Hybrid Marine has pursued a polar-opposite strategy of slow growth based on sales, without recourse to outside capital. It took a decade to reach even marginal profitability and another several years before the founders could pay themselves a reasonable wage. They are, however, still very much in control. Although the company has great technology, it is still not known outside a small niche market. The groundwork has been laid for sustained growth into the future, but it is still not clear to me how the founders will cash out when they want to retire or do something else.

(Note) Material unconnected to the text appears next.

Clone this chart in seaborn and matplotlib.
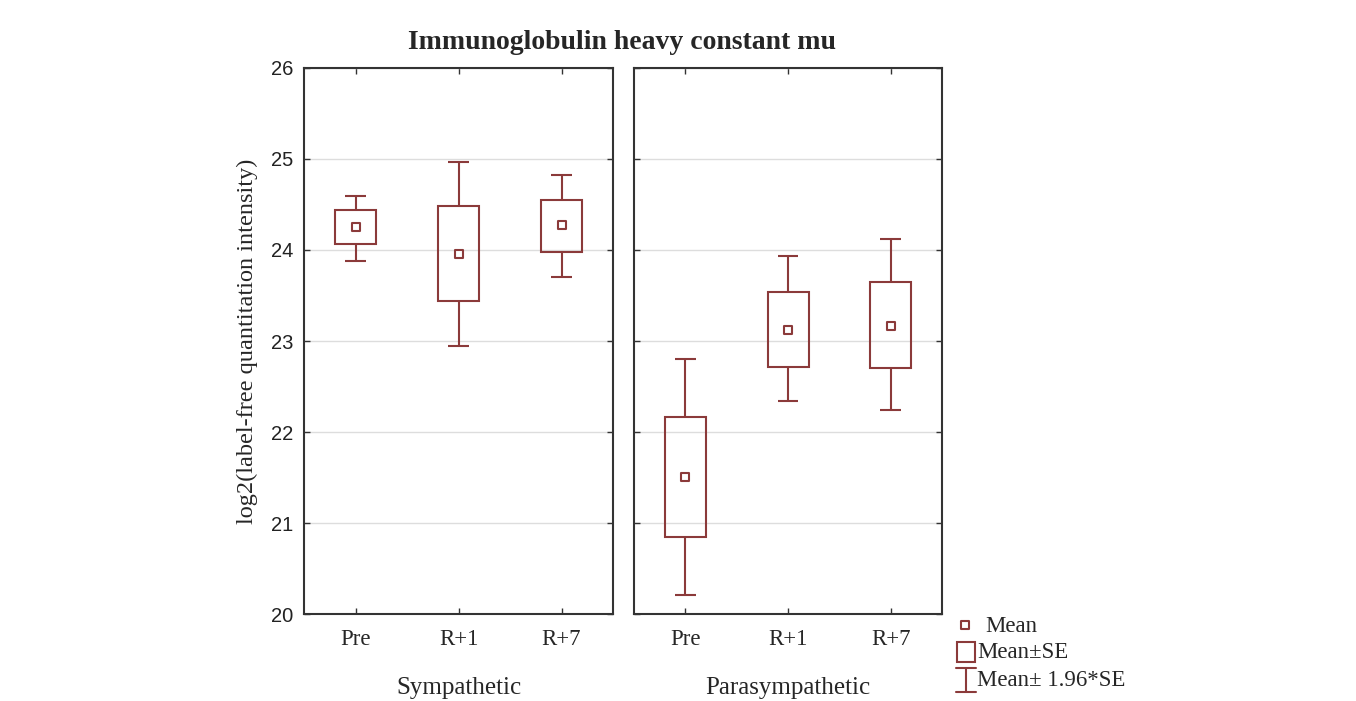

It is not easy building a successful company in the boating world and even harder to create the conditions for a clear exit strategy when the time comes to recover the value of the years of hard work and investment. It is fortunate that most of the people I see trying to do this are driven by a love of boats and an enjoyment of simply being in the boating business, which helps to sustain them through the lean years. Nevertheless, I will continue to ask: “Can you keep going for at least five years without making a profit?”